People have always gravitated to this tight warren of streets because of its implicit philosophy of total freedom. Strausbaugh calls it "a magnet for misfits." Here, if anywhere, you could realize your true self, you could be as wild, creative, promiscuous or weird as you wanted to be, and you would actually fit right in. If you were, say, a kid growing up in Ohio and you yearned for a literary life, you naturally daydreamed about having a drink with W.H. Auden at a bar near St. Mark's, dropping by Eli and Ted Wilentz's Eighth Street Bookshop, listening to Bob Dylan at the Cafe Wha?, having your novel published by Grove Press, and shedding a tear when the book ended up on the remainder tables at the Strand. In every way, "The Village" sounded like heaven.
Yet for every masterpiece created, for every career launched, there were scores of broken lives. "The history of Greenwich Village," writes Strausbaugh in his introduction, "is littered with the corpses of those who drank themselves to creative ruin or death, overdosed on various drugs, committed alcohol- or drug-fueled murder or suicide, or partied themselves into oblivion." In truth, until rents grew outrageous, the Village was largely the haven of penniless dreamers, for those just starting their careers or those who were convinced that - despite the failures, the drugs or the drink - they could somehow still make it. The lucky and talented ones nearly always ended up moving uptown to an apartment on Central Park West or out to a house in Connecticut's Fairfield County.
In its structure, Strausbaugh's history may be likened to a portrait gallery. Starting in colonial times and working up to the present, he organizes his chapters around brief biographies of seemingly hundreds of "beats and bohemians, radicals and rogues." If nothing else, the book represents an enormous amount of research and provides hours of entertaining reading.
Back in the 1850s, artsy Villagers frequented Pfaff's, a restaurant-saloon "in the cellar of the Coleman House" (which still stands on Broadway). There you might find all the vagabonds and loafers of the city, including Walt Whitman, the brilliant writer Fitz-James O'Brien (now best remembered for his fantasy stories, such as "What Was it?" and "The Diamond Lens") and the free-spirited poet Ada Clare, who defied convention by trumpeting the fact she was a single mother by having her calling card inscribed "Miss Ada Clare and Son."

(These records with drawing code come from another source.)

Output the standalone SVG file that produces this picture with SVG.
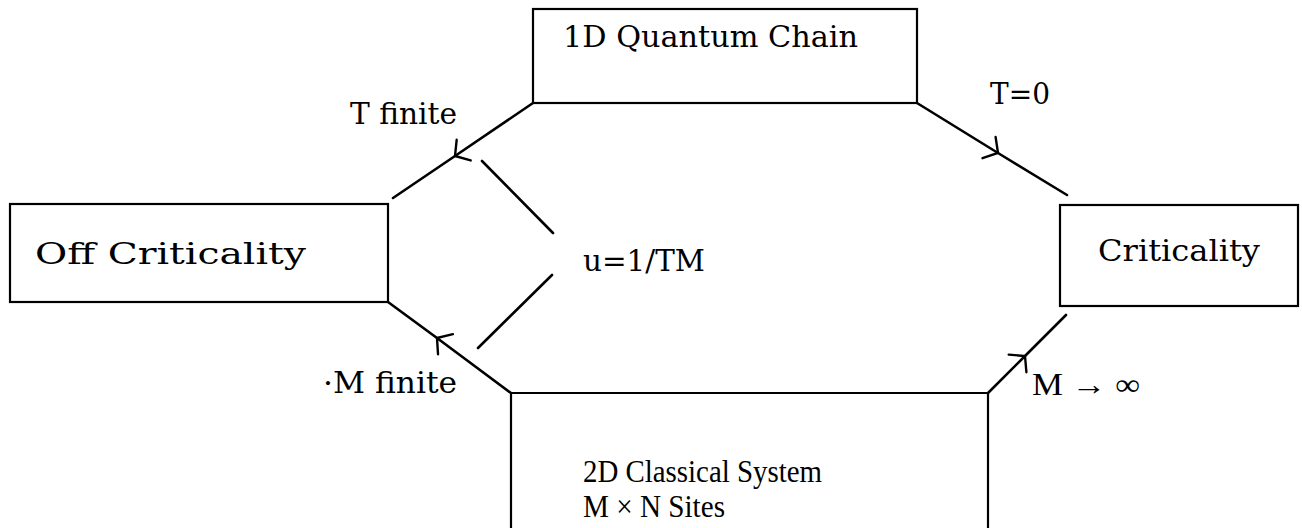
<svg xmlns="http://www.w3.org/2000/svg" width="1302" height="528" viewBox="0 0 1302 528">
  <style>
    .box { fill: #fff; stroke: #000; stroke-width: 2.2; }
    .edge { fill: none; stroke: #000; stroke-width: 2.6; stroke-linecap: round; stroke-linejoin: round; }
    .label { font-family: "DejaVu Serif", "Liberation Serif", serif; font-size: 30px; fill: #000; }
    .roman { font-family: "Liberation Serif", "Times New Roman", serif; font-size: 31px; fill: #000; }
  </style>
  <defs>
    <!-- open arrowhead placed at the middle vertex of each connector -->
    <marker id="barb" markerUnits="userSpaceOnUse" orient="auto" markerWidth="34" markerHeight="34" refX="17" refY="17" viewBox="0 0 34 34" overflow="visible">
      <path d="M 6.5 4.5 L 17 17 L 6.5 29.5" fill="none" stroke="#000" stroke-width="2.4" stroke-linecap="round"/>
    </marker>
  </defs>

  <rect width="1302" height="528" fill="#fff"/>

  <!-- connectors -->
  <g id="connectors">
    <polyline class="edge" points="533,103 455,156 393,198" marker-mid="url(#barb)"/>
    <polyline class="edge" points="511,393 437,338 388,302" marker-mid="url(#barb)"/>
    <polyline class="edge" points="917,103 998,153 1067,195" marker-mid="url(#barb)"/>
    <polyline class="edge" points="988,393 1025,356 1066,315" marker-mid="url(#barb)"/>
    <line class="edge" x1="482" y1="161" x2="553" y2="233"/>
    <line class="edge" x1="552" y1="275" x2="478" y2="348"/>
    <text class="label" x="350" y="124" textLength="107" lengthAdjust="spacingAndGlyphs">T finite</text>
    <text class="label" x="990" y="104" textLength="60" lengthAdjust="spacingAndGlyphs">T=0</text>
    <text class="label" x="583" y="271" textLength="122" lengthAdjust="spacingAndGlyphs">u=1/TM</text>
    <text class="label" x="323" y="393" textLength="134" lengthAdjust="spacingAndGlyphs">·M finite</text>
    <text class="roman" x="1032" y="395" textLength="108" lengthAdjust="spacingAndGlyphs">M → ∞</text>
  </g>

  <g id="quantum-chain">
    <rect class="box" x="533" y="9" width="384" height="94"/>
    <text class="label" x="563" y="47" textLength="295" lengthAdjust="spacingAndGlyphs">1D Quantum Chain</text>
  </g>

  <g id="off-criticality">
    <rect class="box" x="10" y="204" width="378" height="98"/>
    <text class="label" x="35" y="264" textLength="271" lengthAdjust="spacingAndGlyphs">Off Criticality</text>
  </g>

  <g id="criticality">
    <rect class="box" x="1060" y="205" width="238" height="101"/>
    <text class="label" x="1098" y="261" textLength="162" lengthAdjust="spacingAndGlyphs">Criticality</text>
  </g>

  <g id="classical-system">
    <path class="box" d="M 511 530 L 511 393 L 988 393 L 988 530"/>
    <text class="roman" x="583" y="482" textLength="239" lengthAdjust="spacingAndGlyphs">2D Classical System</text>
    <text class="roman" x="583" y="517" textLength="142" lengthAdjust="spacingAndGlyphs">M × N Sites</text>
  </g>
</svg>
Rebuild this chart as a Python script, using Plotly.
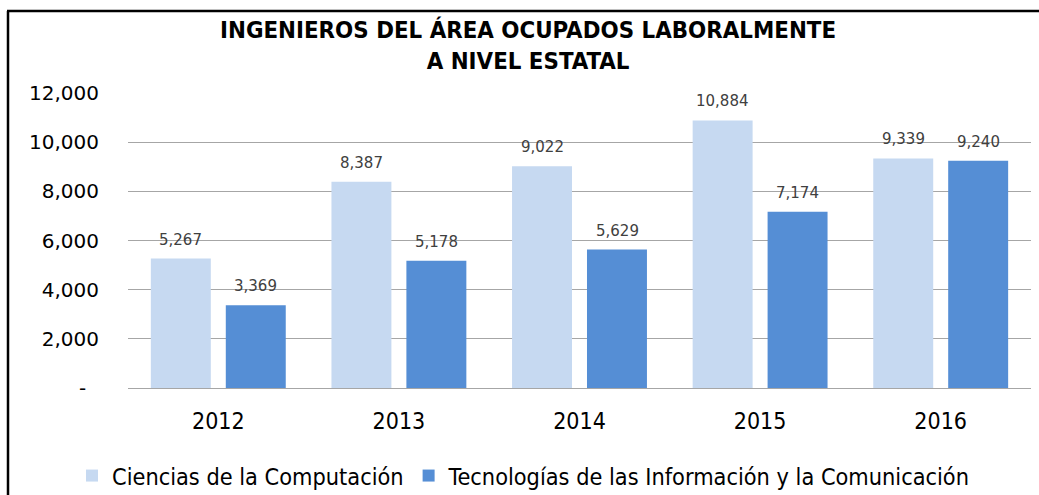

Throughout his book Strausbaugh emphasizes the sexual freedom found in the Village and almost nowhere else. In the 1890s the Slide, "possibly the first drag bar in the city ... was at 157 Bleecker Street between Sullivan and Thompson streets, the site of the music club Kenny's Castaways." (See why you need a map?) Nearby on West Third was an equally scandalous basement called - wonderful name - "the Golden Rule Pleasure Club."
In the years just before World War I, the Village enjoyed its first great flowering. At the salon of Mabel Dodge one might encounter a cross-section of its inhabitants, including - in Dodge's own words - "Socialists, Trade Unionists, Anarchists, Suffragists, Poets, Relations, Lawyers, Murderers, 'Old Friends,' Psychoanalysts, IWWs [Industrial Workers of the World], Single Taxers, Birth Controlists, Newspapermen, Artists, Modern Artists, Clubwomen, Woman's-place-is-in-the-home Women, Clergymen, and just plain men."
Radical politics and cutting-edge art have always flourished in the Village, and Strausbaugh duly discusses revolutionaries Emma Goldman and John Reed (author of "Ten Days That Shook the World"), John Sloan and the Ashcan school of painters, the proletarian magazine the Masses, the innovative theatrical triumphs of Eugene O'Neill, the career of red-headed poet and heartbreaker Edna St. Vincent Millay, the satirical novelist Dawn Powell, the scandalously bisexual chanteuse Libby Holman, photographer of the grotesque Diane Arbus, such beat legends as Jack Kerouac and Allen Ginsberg and, not least, guitar wizard Jimi Hendrix.
Besides chronicling cultural activities, Strausbaugh interweaves accounts of local politics, from the era of Tammany Hall through the administrations of mayors Jimmy Walker, Fiorello La Guardia and Ed Koch (all with Village connections). I didn't know that before he entered politics Walker wrote songs, including "Will You Love Me in December As You Do in May?" But, then, such serendipitous discovery is part of this book's charm and usefulness. Who would have thought that for many years one of the Mafia's most powerful bosses, Vincent Gigante, deliberately pretended to be a shambling half-wit to throw the Feds off his trail?
Still, for all the craziness of Village life throughout its history, one is still awed by the amount of sheer talent that sometimes congregated in this one small neighborhood. When Harry Belafonte, before he decided to become a singer, signed up for an acting class with Erwin Piscator at the New School, his was "the only dark face" in the class. "He introduced himself to the other nobodies: Marlon Brando, Rod Steiger, Walter Matthau, Elaine Stritch, Wally Cox, Bea Arthur, and Bernie Schwartz, aka Tony Curtis."
The last chapters of Strausbaugh's book focus, to a large extent, on the post-1960s gay Village, including discussion of the notorious clubs the Toilet and the Anvil, the epoch-making riot outside the Stonewall bar (two doors down from the Lion's Head), and the AIDS epidemic. He ends, as he must, in the present when the old Village is fast disappearing, growing increasingly gentrified and upscale. And yet. To stroll along Sullivan or MacDougal streets or parts of Sixth Avenue is to feel strangely energized even in 2013, as if Greenwich Village were still and would always be the land of dreams.